Durch den Rückgang von Steuereinnahmen und wegfallenden Gebühreneinnahmen durch die Corona-Krise werden der Stadt Heidenheim voraussichtlich mehrere Millionen Euro im Haushaltsjahr 2020 fehlen. Dazu kommt, dass die Stadtverwaltung auch in der aktuellen Krisenzeit wesentliche Verwaltungsdienstleistungen (z. B. Volkshochschule und Musikschule) für die Bürgerinnen und Bürger vorhalten musste.

Die Höhe der finanziellen Belastung richtet sich nach der Dauer der verordneten Beschränkungen. Aktuell gehen wir von einem Minus von 20 bis 30 Prozent bei den wesentlichen Steuereinnahmen wie der Gewerbesteuer und den Anteilen an der Einkommen- und Umsatzsteuer aus. Bei der Vergnügungssteuer rechnen wir mit 25 Prozent Minus.

Die Höhe der Einnahmeausfälle richtet sich nach der eingehenden Anzahl an Anträgen auf Herabsetzungen der Steuerlast durch Unternehmen und Vereine sowie den Ergebnissen der Mai-Steuerschätzung. Wegen der Schließung von Kultur-, Sport- und Sozialeinrichtungen gibt es weitere Einnahmeausfälle.

Welche Hilfen würden Sie sich von Bund und Land für die Kommunen wünschen?

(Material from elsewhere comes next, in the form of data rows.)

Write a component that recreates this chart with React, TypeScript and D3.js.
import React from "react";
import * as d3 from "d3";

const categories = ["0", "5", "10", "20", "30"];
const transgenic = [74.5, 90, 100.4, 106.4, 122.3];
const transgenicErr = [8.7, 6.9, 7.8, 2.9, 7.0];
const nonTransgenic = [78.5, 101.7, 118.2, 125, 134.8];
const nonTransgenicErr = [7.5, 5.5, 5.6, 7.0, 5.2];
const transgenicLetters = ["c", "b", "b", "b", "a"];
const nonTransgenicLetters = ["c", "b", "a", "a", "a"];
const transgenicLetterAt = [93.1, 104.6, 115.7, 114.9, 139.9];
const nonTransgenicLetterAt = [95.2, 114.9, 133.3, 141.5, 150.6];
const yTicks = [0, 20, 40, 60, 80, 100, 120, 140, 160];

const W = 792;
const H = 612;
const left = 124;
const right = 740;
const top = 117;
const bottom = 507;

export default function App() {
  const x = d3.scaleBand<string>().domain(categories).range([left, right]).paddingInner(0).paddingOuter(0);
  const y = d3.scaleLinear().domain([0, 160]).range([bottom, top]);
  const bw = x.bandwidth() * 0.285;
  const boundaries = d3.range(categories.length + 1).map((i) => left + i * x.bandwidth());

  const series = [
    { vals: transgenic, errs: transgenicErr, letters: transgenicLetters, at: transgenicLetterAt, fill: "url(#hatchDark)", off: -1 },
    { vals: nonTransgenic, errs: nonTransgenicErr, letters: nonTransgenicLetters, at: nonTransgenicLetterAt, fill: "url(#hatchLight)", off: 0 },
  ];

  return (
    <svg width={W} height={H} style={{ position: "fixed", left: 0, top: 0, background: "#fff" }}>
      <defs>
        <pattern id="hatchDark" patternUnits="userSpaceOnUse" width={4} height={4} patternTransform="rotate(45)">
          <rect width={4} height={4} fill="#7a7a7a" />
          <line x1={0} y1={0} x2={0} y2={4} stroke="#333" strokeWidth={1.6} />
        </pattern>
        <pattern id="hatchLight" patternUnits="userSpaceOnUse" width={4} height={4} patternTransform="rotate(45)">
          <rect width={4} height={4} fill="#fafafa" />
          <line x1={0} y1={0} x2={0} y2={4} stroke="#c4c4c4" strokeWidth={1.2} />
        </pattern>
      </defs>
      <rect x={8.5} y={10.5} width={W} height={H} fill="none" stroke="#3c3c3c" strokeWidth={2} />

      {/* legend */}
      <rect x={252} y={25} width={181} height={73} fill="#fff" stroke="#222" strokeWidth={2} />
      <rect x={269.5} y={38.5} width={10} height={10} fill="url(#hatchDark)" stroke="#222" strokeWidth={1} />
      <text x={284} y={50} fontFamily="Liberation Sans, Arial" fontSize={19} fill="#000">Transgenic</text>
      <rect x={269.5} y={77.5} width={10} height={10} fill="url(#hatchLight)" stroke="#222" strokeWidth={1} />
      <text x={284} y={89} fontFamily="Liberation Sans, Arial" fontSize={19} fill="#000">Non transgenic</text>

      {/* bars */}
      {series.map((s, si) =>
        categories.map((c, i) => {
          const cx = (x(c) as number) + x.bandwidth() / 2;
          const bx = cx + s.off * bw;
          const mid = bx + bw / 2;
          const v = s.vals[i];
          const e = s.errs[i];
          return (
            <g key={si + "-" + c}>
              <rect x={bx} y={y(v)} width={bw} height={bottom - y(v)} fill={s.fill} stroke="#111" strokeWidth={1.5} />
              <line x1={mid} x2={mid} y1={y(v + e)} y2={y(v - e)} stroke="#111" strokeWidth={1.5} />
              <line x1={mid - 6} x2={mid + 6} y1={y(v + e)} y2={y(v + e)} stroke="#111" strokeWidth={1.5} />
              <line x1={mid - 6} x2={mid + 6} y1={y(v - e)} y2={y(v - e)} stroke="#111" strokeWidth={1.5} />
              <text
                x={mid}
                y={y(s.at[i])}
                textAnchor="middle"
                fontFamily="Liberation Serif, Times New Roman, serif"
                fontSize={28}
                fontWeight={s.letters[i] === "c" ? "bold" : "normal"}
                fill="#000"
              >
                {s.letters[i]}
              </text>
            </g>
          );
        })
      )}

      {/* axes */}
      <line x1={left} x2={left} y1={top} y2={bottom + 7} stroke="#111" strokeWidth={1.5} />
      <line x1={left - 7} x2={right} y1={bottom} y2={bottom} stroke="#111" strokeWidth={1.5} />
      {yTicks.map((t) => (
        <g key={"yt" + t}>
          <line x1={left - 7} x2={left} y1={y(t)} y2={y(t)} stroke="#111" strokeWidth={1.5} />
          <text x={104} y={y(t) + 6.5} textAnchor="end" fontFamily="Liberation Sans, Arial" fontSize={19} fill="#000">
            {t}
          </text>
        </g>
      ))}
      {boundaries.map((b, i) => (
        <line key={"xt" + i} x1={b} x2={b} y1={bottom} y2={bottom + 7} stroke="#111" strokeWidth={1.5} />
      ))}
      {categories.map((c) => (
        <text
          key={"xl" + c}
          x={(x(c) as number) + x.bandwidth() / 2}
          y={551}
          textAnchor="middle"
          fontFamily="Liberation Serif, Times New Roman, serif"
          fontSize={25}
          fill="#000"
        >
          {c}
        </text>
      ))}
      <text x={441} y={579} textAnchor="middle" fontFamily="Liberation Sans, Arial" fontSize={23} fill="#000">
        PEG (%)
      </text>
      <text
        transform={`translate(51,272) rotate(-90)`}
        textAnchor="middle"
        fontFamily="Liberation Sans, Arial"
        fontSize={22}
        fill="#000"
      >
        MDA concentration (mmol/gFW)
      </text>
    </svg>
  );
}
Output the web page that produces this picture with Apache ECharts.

Wir benötigen Hilfen des Landes oder des Bundes für Einnahmeausfälle bei den Kindergartengebühren, VHS- und Musikschulgebühren. Außerdem einen Ersatz für den krisenbedingten Mehraufwand. Generell braucht es einen „Rettungsschirm“ für Kommunen oder Förderprogramme, so wie es die Wirtschaft auch erhalten hat.

Viele Kommunen bereiten momentan Nachtragshaushalte oder gar Haushaltssperren vor und schrauben Investitionen zurück. Können in zunehmendem Maße keine genehmigungsfähigen Haushalte vorgelegt werden, sind auch zeitlich befristete Ausnahmeregelungen bei den Genehmigungsvorschriften wünschenswert.